Two things i noticed:

  • printing solutions within the optimization process, shows me an alternation of float and dual numbers matrices:
Matrix{ForwardDiff.Dual{ForwardDiff.Tag{OptimizationForwardDiffExt.var"#37#55"{OptimizationFunction{true, AutoForwardDiff{nothing, Nothing}, var"#fn#103"{var"#objfun#101"{var"#SIA2D#95", DiscreteCallback{var"#stop_condition#93", var"#action!#94"{Sleipnir.Model{SIA2Dmodel{Float64, Int64}, TImodel1{Float64}, Nothing}}, typeof(SciMLBase.INITIALIZE_DEFAULT), typeof(SciMLBase.FINALIZE_DEFAULT)}}}, Nothing, Nothing, Nothing, Nothing, Nothing, Nothing, Nothing, Nothing, Nothing, Nothing, Nothing, typeof(SciMLBase.DEFAULT_OBSERVED_NO_TIME), Nothing, Nothing, Nothing, Nothing, Nothing, Nothing, Nothing, Nothing, Nothing}, Optimization.ReInitCache{Vector{Float64}, Tuple{Prediction, Matrix{Float64}, DiffCache{Matrix{Float64}, Vector{Float64}}}}}, Float64}, Float64, 1}}
Matrix{Float64}
Matrix{Float64}
Matrix{ForwardDiff.Dual{ForwardDiff.Tag{var"#92#104"{DiffCache{Matrix{Float64}, Vector{Float64}}, var"#objfun#101"{var"#SIA2D#95", DiscreteCallback{var"#stop_condition#93", var"#action!#94"{Sleipnir.Model{SIA2Dmodel{Float64, Int64}, TImodel1{Float64}, Nothing}}, typeof(SciMLBase.INITIALIZE_DEFAULT), typeof(SciMLBase.FINALIZE_DEFAULT)}}, Matrix{Float64}}, Float64}, Float64, 1}}
  • ForwardDiff.gradient((x) -> objfun(x, simulation, realsol, cache), [4.9e-17]) gives 0.0 as an output.

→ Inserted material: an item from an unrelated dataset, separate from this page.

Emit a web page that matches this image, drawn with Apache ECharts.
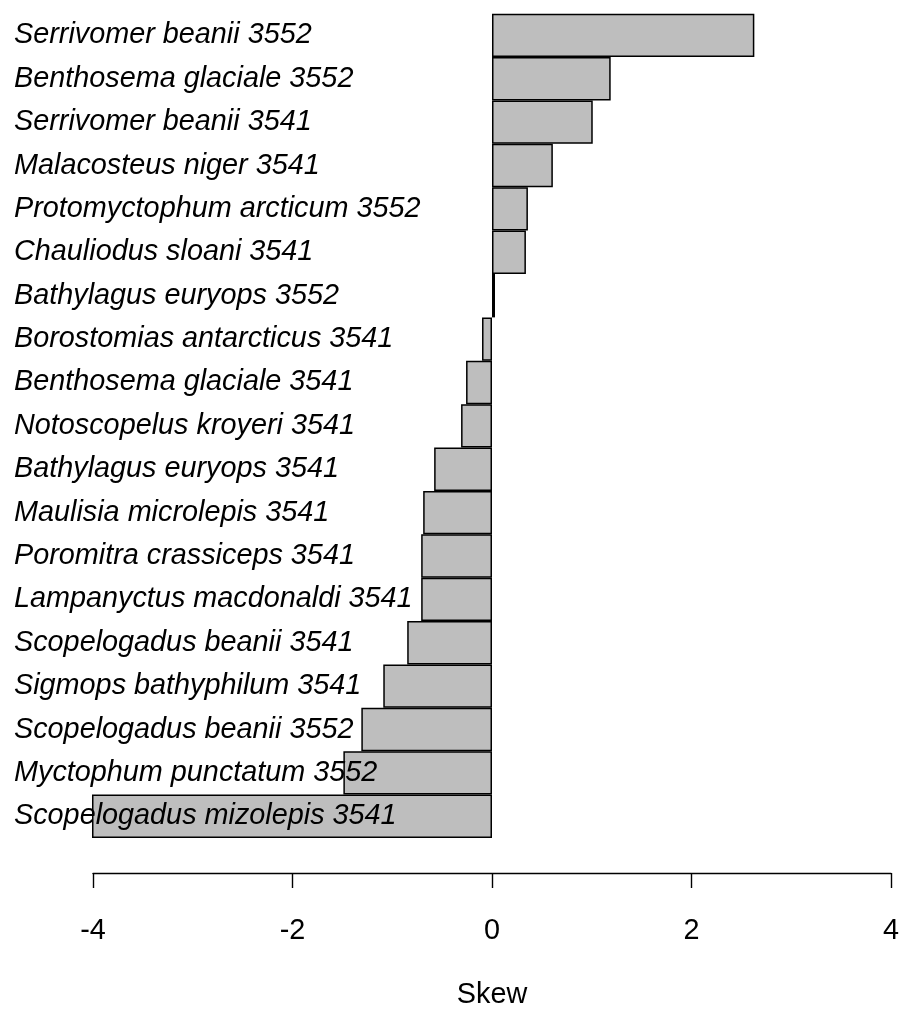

Any clue or idea on how to solve this? Also I am wondering if the failure of derivative propagation is due to the mathematical model or due to ForwardDiff.

You might want to rescale your A units by 1e16 so that A goes from 0.4 to 0.49. In general, optimization algorithms work best if the parameters are all rescaled to have comparable magnitudes of order \sim 1.

(In an ideal world, this would not be the case, but in practice many optimization algorithms do things like steepest-descent steps or spherical trust regions, which are dependent on the scaling of the data. In addition, many implementations have heuristic “magic constants” inside them that implicitly assume magnitudes of order \sim 1. I actually just gave a lecture for our Matrix Calculus class on the relationship of steepest-descent to the choice of inner product and norm, and why for dimensionful data there is an implicit or explicit choice of rescaling in order to define steepest descent.)

Thanks a lot for the tip about rescaling units! I tried it out, and while it didn’t fix my main problem at the moment, I am certain that it will make me avoid issues later on.

Okay, I think I have narrowed the problem down and i think it lies with the solver, here is why:

  • Forward SIA2D model, when used with dual numbers propagates derivative values

  • Objective function gives zero derivative value when used with dual numbers

  • Printing and plotting the solution of the solver (ice thickness H) within the objective function, gives a zero valued array when used with Dual Numbers, for both normal and derivative values.

  • Calling upon the objective function with just float numbers provides a plot just as how I expect it to be.

Does anyone have specific tips and/or guidelines that are needed to be followed when using ODE solver with Dual Numbers?